▶ **YOUR GOAL**
Reproduce all of the listing below without alteration.

------------

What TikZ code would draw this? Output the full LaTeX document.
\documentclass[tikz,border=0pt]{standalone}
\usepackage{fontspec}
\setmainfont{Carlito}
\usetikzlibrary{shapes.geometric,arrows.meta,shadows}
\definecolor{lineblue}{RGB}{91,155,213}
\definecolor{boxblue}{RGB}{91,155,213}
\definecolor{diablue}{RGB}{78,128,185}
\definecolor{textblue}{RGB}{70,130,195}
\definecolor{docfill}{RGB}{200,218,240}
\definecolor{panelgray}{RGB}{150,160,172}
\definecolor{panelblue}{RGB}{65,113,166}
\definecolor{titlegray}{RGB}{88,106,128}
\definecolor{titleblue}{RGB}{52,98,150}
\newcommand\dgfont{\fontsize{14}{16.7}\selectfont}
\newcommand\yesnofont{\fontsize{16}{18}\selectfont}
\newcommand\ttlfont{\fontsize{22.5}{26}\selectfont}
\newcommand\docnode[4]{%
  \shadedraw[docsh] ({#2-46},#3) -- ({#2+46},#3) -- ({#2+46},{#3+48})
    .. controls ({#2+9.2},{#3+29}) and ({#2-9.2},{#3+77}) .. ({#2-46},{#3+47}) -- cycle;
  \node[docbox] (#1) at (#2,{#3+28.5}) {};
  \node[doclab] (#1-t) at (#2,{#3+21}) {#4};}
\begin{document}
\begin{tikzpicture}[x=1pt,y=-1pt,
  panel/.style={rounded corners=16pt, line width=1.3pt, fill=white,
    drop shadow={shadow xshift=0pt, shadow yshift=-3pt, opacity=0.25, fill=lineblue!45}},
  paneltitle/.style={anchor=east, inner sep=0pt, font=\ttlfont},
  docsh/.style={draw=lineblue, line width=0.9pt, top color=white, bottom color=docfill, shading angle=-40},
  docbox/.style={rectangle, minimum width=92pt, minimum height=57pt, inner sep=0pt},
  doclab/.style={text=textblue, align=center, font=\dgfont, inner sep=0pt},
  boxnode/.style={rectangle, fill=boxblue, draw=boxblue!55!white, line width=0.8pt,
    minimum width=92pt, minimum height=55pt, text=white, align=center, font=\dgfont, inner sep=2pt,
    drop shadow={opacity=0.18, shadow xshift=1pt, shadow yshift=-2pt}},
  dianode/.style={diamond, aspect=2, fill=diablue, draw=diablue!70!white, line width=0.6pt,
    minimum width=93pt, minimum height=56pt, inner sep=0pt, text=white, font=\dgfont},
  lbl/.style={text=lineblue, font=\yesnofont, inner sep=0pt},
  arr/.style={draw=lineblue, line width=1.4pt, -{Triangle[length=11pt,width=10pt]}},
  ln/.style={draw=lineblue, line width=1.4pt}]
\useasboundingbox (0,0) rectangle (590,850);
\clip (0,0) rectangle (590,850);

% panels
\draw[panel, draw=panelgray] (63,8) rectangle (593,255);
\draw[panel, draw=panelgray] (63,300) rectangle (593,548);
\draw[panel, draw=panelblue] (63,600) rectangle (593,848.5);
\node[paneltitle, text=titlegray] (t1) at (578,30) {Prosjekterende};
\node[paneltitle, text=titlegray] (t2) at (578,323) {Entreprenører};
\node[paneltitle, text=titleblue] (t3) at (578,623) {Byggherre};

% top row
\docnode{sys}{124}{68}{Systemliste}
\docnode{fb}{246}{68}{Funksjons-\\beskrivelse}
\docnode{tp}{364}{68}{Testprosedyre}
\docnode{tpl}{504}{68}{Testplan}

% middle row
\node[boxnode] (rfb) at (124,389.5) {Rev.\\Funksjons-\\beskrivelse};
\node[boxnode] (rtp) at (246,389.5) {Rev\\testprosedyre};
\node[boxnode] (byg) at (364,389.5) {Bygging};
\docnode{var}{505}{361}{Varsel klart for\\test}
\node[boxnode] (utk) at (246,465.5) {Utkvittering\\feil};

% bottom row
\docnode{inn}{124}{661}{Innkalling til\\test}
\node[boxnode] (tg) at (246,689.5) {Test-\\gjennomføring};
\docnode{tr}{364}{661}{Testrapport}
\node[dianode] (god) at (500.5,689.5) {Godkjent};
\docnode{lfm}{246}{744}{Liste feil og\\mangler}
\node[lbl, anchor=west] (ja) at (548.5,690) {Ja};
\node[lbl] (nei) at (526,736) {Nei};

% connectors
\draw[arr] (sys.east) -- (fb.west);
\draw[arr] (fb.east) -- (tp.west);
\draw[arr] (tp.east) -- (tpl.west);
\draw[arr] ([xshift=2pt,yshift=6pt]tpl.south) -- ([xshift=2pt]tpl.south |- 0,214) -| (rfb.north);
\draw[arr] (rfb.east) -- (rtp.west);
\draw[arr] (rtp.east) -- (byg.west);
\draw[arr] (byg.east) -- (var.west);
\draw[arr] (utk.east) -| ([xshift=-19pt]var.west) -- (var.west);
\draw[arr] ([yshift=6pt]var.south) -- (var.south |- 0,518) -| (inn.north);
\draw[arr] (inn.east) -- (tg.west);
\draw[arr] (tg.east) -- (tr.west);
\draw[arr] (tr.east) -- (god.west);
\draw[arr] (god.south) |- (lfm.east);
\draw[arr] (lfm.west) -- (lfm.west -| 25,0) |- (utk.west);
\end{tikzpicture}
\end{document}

------------

▶ **RESPONSE BELOW**
What TikZ code would draw this? Output the full LaTeX document.
\documentclass[tikz,border=0pt]{standalone}
\usepackage{fontspec}
\setmainfont{Carlito}
\usetikzlibrary{shapes.geometric,arrows.meta,shadows}
\definecolor{lineblue}{RGB}{91,155,213}
\definecolor{boxblue}{RGB}{91,155,213}
\definecolor{diablue}{RGB}{78,128,185}
\definecolor{textblue}{RGB}{70,130,195}
\definecolor{docfill}{RGB}{200,218,240}
\definecolor{panelgray}{RGB}{150,160,172}
\definecolor{panelblue}{RGB}{65,113,166}
\definecolor{titlegray}{RGB}{88,106,128}
\definecolor{titleblue}{RGB}{52,98,150}
\newcommand\dgfont{\fontsize{14}{16.7}\selectfont}
\newcommand\yesnofont{\fontsize{16}{18}\selectfont}
\newcommand\ttlfont{\fontsize{22.5}{26}\selectfont}
\newcommand\docnode[4]{%
  \shadedraw[docsh] ({#2-46},#3) -- ({#2+46},#3) -- ({#2+46},{#3+48})
    .. controls ({#2+9.2},{#3+29}) and ({#2-9.2},{#3+77}) .. ({#2-46},{#3+47}) -- cycle;
  \node[docbox] (#1) at (#2,{#3+28.5}) {};
  \node[doclab] (#1-t) at (#2,{#3+21}) {#4};}
\begin{document}
\begin{tikzpicture}[x=1pt,y=-1pt,
  panel/.style={rounded corners=16pt, line width=1.3pt, fill=white,
    drop shadow={shadow xshift=0pt, shadow yshift=-3pt, opacity=0.25, fill=lineblue!45}},
  paneltitle/.style={anchor=east, inner sep=0pt, font=\ttlfont},
  docsh/.style={draw=lineblue, line width=0.9pt, top color=white, bottom color=docfill, shading angle=-40},
  docbox/.style={rectangle, minimum width=92pt, minimum height=57pt, inner sep=0pt},
  doclab/.style={text=textblue, align=center, font=\dgfont, inner sep=0pt},
  boxnode/.style={rectangle, fill=boxblue, draw=boxblue!55!white, line width=0.8pt,
    minimum width=92pt, minimum height=55pt, text=white, align=center, font=\dgfont, inner sep=2pt,
    drop shadow={opacity=0.18, shadow xshift=1pt, shadow yshift=-2pt}},
  dianode/.style={diamond, aspect=2, fill=diablue, draw=diablue!70!white, line width=0.6pt,
    minimum width=93pt, minimum height=56pt, inner sep=0pt, text=white, font=\dgfont},
  lbl/.style={text=lineblue, font=\yesnofont, inner sep=0pt},
  arr/.style={draw=lineblue, line width=1.4pt, -{Triangle[length=11pt,width=10pt]}},
  ln/.style={draw=lineblue, line width=1.4pt}]
\useasboundingbox (0,0) rectangle (590,850);
\clip (0,0) rectangle (590,850);

% panels
\draw[panel, draw=panelgray] (63,8) rectangle (593,255);
\draw[panel, draw=panelgray] (63,300) rectangle (593,548);
\draw[panel, draw=panelblue] (63,600) rectangle (593,848.5);
\node[paneltitle, text=titlegray] (t1) at (578,30) {Prosjekterende};
\node[paneltitle, text=titlegray] (t2) at (578,323) {Entreprenører};
\node[paneltitle, text=titleblue] (t3) at (578,623) {Byggherre};

% top row
\docnode{sys}{124}{68}{Systemliste}
\docnode{fb}{246}{68}{Funksjons-\\beskrivelse}
\docnode{tp}{364}{68}{Testprosedyre}
\docnode{tpl}{504}{68}{Testplan}

% middle row
\node[boxnode] (rfb) at (124,389.5) {Rev.\\Funksjons-\\beskrivelse};
\node[boxnode] (rtp) at (246,389.5) {Rev\\testprosedyre};
\node[boxnode] (byg) at (364,389.5) {Bygging};
\docnode{var}{505}{361}{Varsel klart for\\test}
\node[boxnode] (utk) at (246,465.5) {Utkvittering\\feil};

% bottom row
\docnode{inn}{124}{661}{Innkalling til\\test}
\node[boxnode] (tg) at (246,689.5) {Test-\\gjennomføring};
\docnode{tr}{364}{661}{Testrapport}
\node[dianode] (god) at (500.5,689.5) {Godkjent};
\docnode{lfm}{246}{744}{Liste feil og\\mangler}
\node[lbl, anchor=west] (ja) at (548.5,690) {Ja};
\node[lbl] (nei) at (526,736) {Nei};

% connectors
\draw[arr] (sys.east) -- (fb.west);
\draw[arr] (fb.east) -- (tp.west);
\draw[arr] (tp.east) -- (tpl.west);
\draw[arr] ([xshift=2pt,yshift=6pt]tpl.south) -- ([xshift=2pt]tpl.south |- 0,214) -| (rfb.north);
\draw[arr] (rfb.east) -- (rtp.west);
\draw[arr] (rtp.east) -- (byg.west);
\draw[arr] (byg.east) -- (var.west);
\draw[arr] (utk.east) -| ([xshift=-19pt]var.west) -- (var.west);
\draw[arr] ([yshift=6pt]var.south) -- (var.south |- 0,518) -| (inn.north);
\draw[arr] (inn.east) -- (tg.west);
\draw[arr] (tg.east) -- (tr.west);
\draw[arr] (tr.east) -- (god.west);
\draw[arr] (god.south) |- (lfm.east);
\draw[arr] (lfm.west) -- (lfm.west -| 25,0) |- (utk.west);
\end{tikzpicture}
\end{document}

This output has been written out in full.